|
|
La Gritta truly delivers the best in Italian: By Brian Baxter

I am totally hooked on Italian food,
which ranks alongside Thai as my favorite national cuisine.
Although I have eaten many times at La Gritta at the Amari
Rincome Hotel over the past few years, the visit for this
article was somewhat ‘orchestrated’, in that chef Stefano
wanted to offer a selection of signature dishes (all
available on the current menu) in smaller portions so that
the Chiang Mai Mail’s photographer and my guest from India
could sample a cross section of dishes. This was an
exception to the ‘paper’s policy of arriving unannounced.
Since the November theme is sea food we were more than happy
to have a meal devised for us. There are four key aspects to
any worthwhile eating place, so I judge La Gritta by the
highest standards on all of them: the quality of the
ingredients, the skill (and the passion) of the head cook,
the service and support given by his staff and that
indefinable thing we call ambiance. The last is, like love,
the only thing that money cannot buy.
A top chef can be poached from another restaurant (or
country), staff can be recruited and trained and ingredients
can be sourced from the best local suppliers with a firm eye
on seasonal availability. But the welcome which is conveyed
and says sit back, relax and enjoy yourselves in comfort
cannot be so readily acquired. A great orchestra has a
special sound, just as a fine restaurant has a special feel
– one that is never self-conscious or pushy.

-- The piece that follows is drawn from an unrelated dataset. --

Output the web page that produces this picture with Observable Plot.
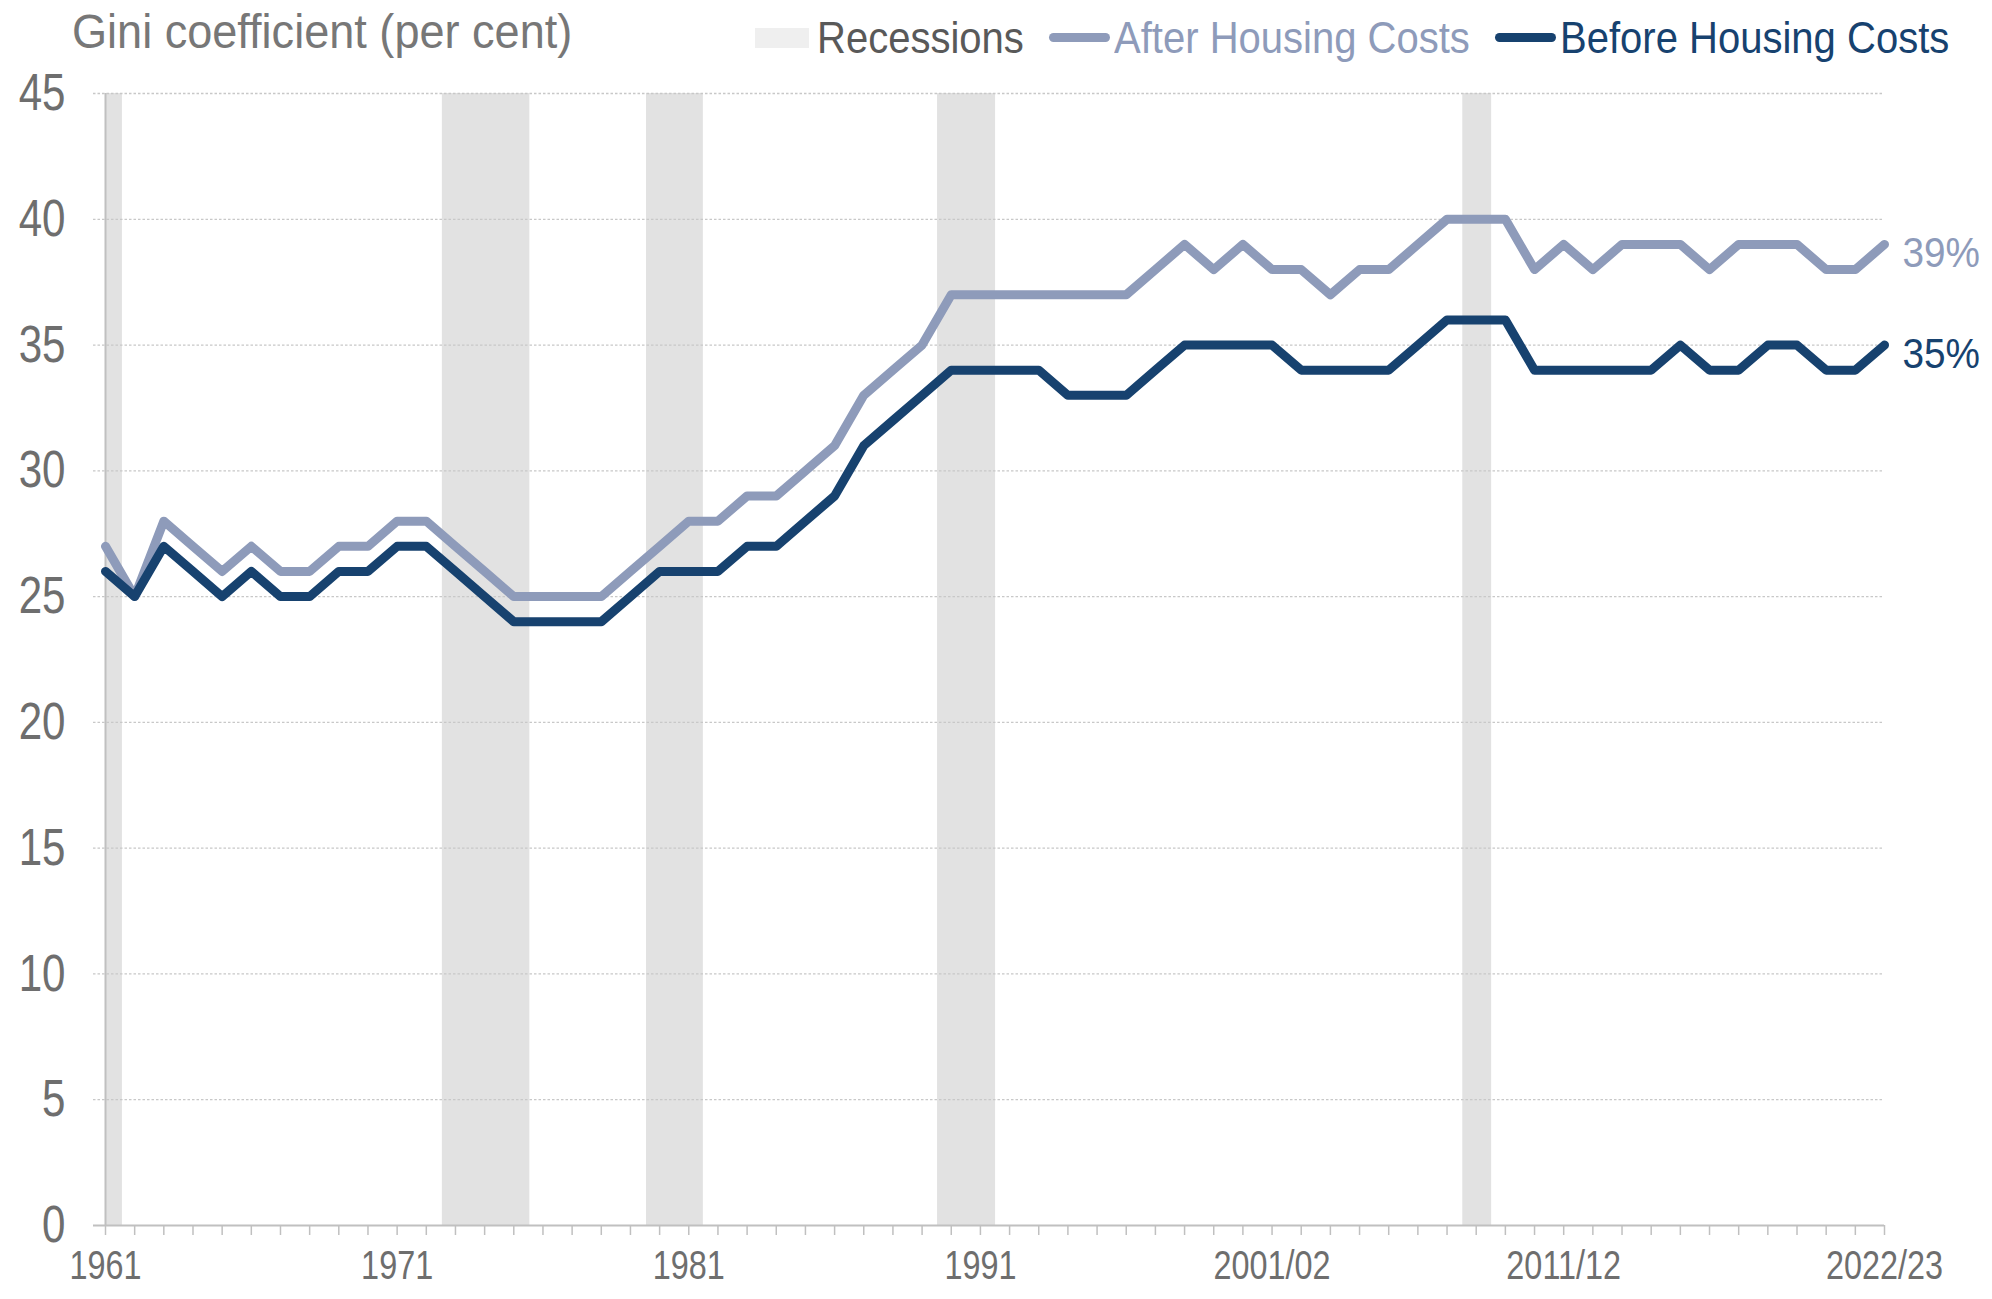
<!DOCTYPE html>
<html><head><meta charset="utf-8">
<script src="https://cdn.jsdelivr.net/npm/d3@7"></script>
<script src="https://cdn.jsdelivr.net/npm/@observablehq/plot@0.6"></script>
<style>
html,body{margin:0;padding:0;background:#fff;}
body{width:1992px;height:1299px;overflow:hidden;font-family:"Liberation Sans",Arial,Helvetica,sans-serif;}
#header{position:relative;width:1992px;height:62px;}
.t{position:absolute;white-space:nowrap;transform-origin:0 0;transform:scaleX(0.92);line-height:1;}
.sw{position:absolute;}
</style></head><body>
<div id="header"></div>
<div id="chart"></div>
<script>
// ---- data ----
const years = [];
for (let y = 1961; y <= 1992; y++) years.push(String(y));
for (let y = 1993; y <= 2022; y++) years.push(y + "/" + String(y + 1).slice(2));

const afterHousingCosts = [27,25,28,27,26,27,26,26,27,27,28,28,27,26,25,25,25,25,26,27,28,28,29,29,30,31,33,34,35,37,37,37,37,37,37,37,38,39,38,39,38,38,37,38,38,39,40,40,40,38,39,38,39,39,39,38,39,39,39,38,38,39];
const beforeHousingCosts = [26,25,27,26,25,26,25,25,26,26,27,27,26,25,24,24,24,24,25,26,26,26,27,27,28,29,31,32,33,34,34,34,34,33,33,33,34,35,35,35,35,34,34,34,34,35,36,36,36,34,34,34,34,34,35,34,34,35,35,34,34,35];

// recession periods, in units of the category index (0 = 1961)
const recessionStart = [0, 11.55, 18.55, 28.53, 46.54];
const recessionEnd   = [0.58, 14.55, 20.5, 30.52, 47.53];

const xTickLabels = ["1961","1971","1981","1991","2001/02","2011/12","2022/23"];
const yTicks = [0,5,10,15,20,25,30,35,40,45];

const seriesNames = ["Recessions","After Housing Costs","Before Housing Costs"];
const colors = {ahc:"#8E9BBA", bhc:"#17426F", rec:"#E2E2E2", recLegend:"#EFEFEF", tick:"#6E6E6E", title:"#777777", legendText:"#595959", axis:"#C0C0C0", grid:"#C8C8C8"};

// ---- build ----
const rows = years.map((label, i) => ({i, label, ahc: afterHousingCosts[i], bhc: beforeHousingCosts[i]}));
const recessions = recessionStart.map((s, k) => ({start: s, end: recessionEnd[k]}));
const tickIdx = xTickLabels.map(l => years.indexOf(l));
const last = rows[rows.length - 1];

// header: title + legend
const header = document.getElementById("header");
function addText(txt, left, top, size, color) {
  const d = document.createElement("div");
  d.className = "t"; d.textContent = txt;
  d.style.left = left + "px"; d.style.top = top + "px";
  d.style.fontSize = size + "px"; d.style.color = color;
  header.appendChild(d);
}
function addSw(left, top, w, h, color, r) {
  const d = document.createElement("div");
  d.className = "sw";
  Object.assign(d.style, {left: left + "px", top: top + "px", width: w + "px", height: h + "px", background: color, borderRadius: (r || 0) + "px"});
  header.appendChild(d);
}
addText("Gini coefficient (per cent)", 72, 7, 49, colors.title);
addSw(755, 28, 54, 20, colors.recLegend);
addText(seriesNames[0], 817, 17, 43.5, colors.legendText);
addSw(1049, 33, 61, 9, colors.ahc, 4.5);
addText(seriesNames[1], 1114, 17, 43.5, colors.ahc);
addSw(1495, 33, 61, 9, colors.bhc, 4.5);
addText(seriesNames[2], 1560, 17, 43.5, colors.bhc);

const chart = Plot.plot({
  width: 1992, height: 1237,
  marginLeft: 105, marginRight: 108, marginTop: 31, marginBottom: 74,
  x: {domain: [0, years.length - 1], axis: null},
  y: {domain: [0, 45], axis: null},
  style: {fontFamily: '"Liberation Sans", Arial, sans-serif', background: "white", overflow: "visible"},
  marks: [
    Plot.rect(recessions, {x1: "start", x2: "end", fill: colors.rec}),
    Plot.gridY(yTicks.filter(d => d > 0), {stroke: colors.grid, strokeOpacity: 1, strokeWidth: 1.3, strokeDasharray: "2.5,2", insetLeft: -12}),
    Plot.ruleX([0], {stroke: colors.axis, strokeWidth: 2}),
    Plot.ruleY([0], {stroke: colors.axis, strokeWidth: 2, insetLeft: -12}),
    Plot.axisX(d3.range(years.length), {tickSize: 10, tickFormat: () => "", stroke: colors.axis, strokeWidth: 1.5}),
    Plot.axisX(tickIdx, {tickSize: 0, tickPadding: 25, tickFormat: i => years[i], fontSize: 40, fill: colors.tick}),
    Plot.axisY(yTicks, {tickSize: 0, tickPadding: 40, fontSize: 52, fill: colors.tick}),
    Plot.line(rows, {x: "i", y: "ahc", stroke: colors.ahc, strokeWidth: 9}),
    Plot.line(rows, {x: "i", y: "bhc", stroke: colors.bhc, strokeWidth: 9}),
    Plot.text([last], {x: "i", y: "ahc", text: d => d.ahc + "%", textAnchor: "start", dx: 18, dy: 9, fontSize: 43, fill: colors.ahc}),
    Plot.text([last], {x: "i", y: "bhc", text: d => d.bhc + "%", textAnchor: "start", dx: 18, dy: 9, fontSize: 43, fill: colors.bhc})
  ]
});
document.getElementById("chart").appendChild(chart);
// horizontal condensing of the text, as in the reference
for (const t of chart.querySelectorAll("text")) {
  const L = t.getComputedTextLength();
  const f = /%$/.test(t.textContent) ? 0.9 : 0.81;
  if (L > 0) { t.setAttribute("textLength", L * f); t.setAttribute("lengthAdjust", "spacingAndGlyphs"); }
}
</script>
</body></html>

Chiang Mai has an increasing number of five star hotels and
smart venues, with trendy décor, plush walkways, gleaming
pools and lighting as dim as the architects who think of
appearance above function. After several decades, the Amari
offers confidence and warmth and a determination not to rest
on its laurels, with monthly changes to its menu, special
events to reflect holidays and festivals such as
Thanksgiving, Loy Krathong, Christmas and my favorite their
Valentine’s Day special. The menu reflects seasonal
specialties (currently avocado among others) and market
availability.
So we are talking about dining out with all its attendant
pleasures. Not pit stop eating, filling up with a bowl of
tasty noodles before a disco or a steaming dish of pasta
after a concert but a leisurely evening with good food and
hopefully entertaining conversation.
On to the table with its elegant cutlery, gleaming glasses
and immaculate linen where on a recent Sunday we began the
meal with a salad as the base for four mini starters,
offered attractively on individual side dishes.
Surprisingly, the salad was not from the excellent Royal
Project but was sourced from local producers, who also
proudly showed off the rich purple basil, its aromatic green
sister, the spiky rosemary and other herbs which gave off a
heady scent that was as good a stimulant as any fine
Champagne.
With the salad came salmon smoked on the premises, prawns
lightly poached in wine, scallops on an avocado bed and
finally marinated finely chopped zucchini with a Parmesan
crepe. Only the last signaled a slightly wrong note, with
its intensity slightly overpowering the delicacy of the fish
dishes.
The main course was almost as good, which is saying a lot
since the salad with its orange and rendered Balsamico
dressing was a triumph. We enjoyed a duo of delicate filo
pastry parcels holding chunks of perfectly baked cod and
salmon, served on porcini mushrooms and leeks with a light
cream sauce. Delicious!
And finally an over indulgence. A sample quartet from the
dessert menu - the palest green pistachio ice cream, a rich
chocolate mousse a slice of (rather heavy) tiramisu and -
best of all - a tiny soft centered warm chocolate cake. All
surrounded by a light raspberry sauce. An intense espresso
cut through the sweetness and rounded off a memorable meal,
which had been accompanied by plenty of mineral water and –
far more excitingly – by an Australian Shiraz, with enough
fruit and depth so as not to override the seafood dishes.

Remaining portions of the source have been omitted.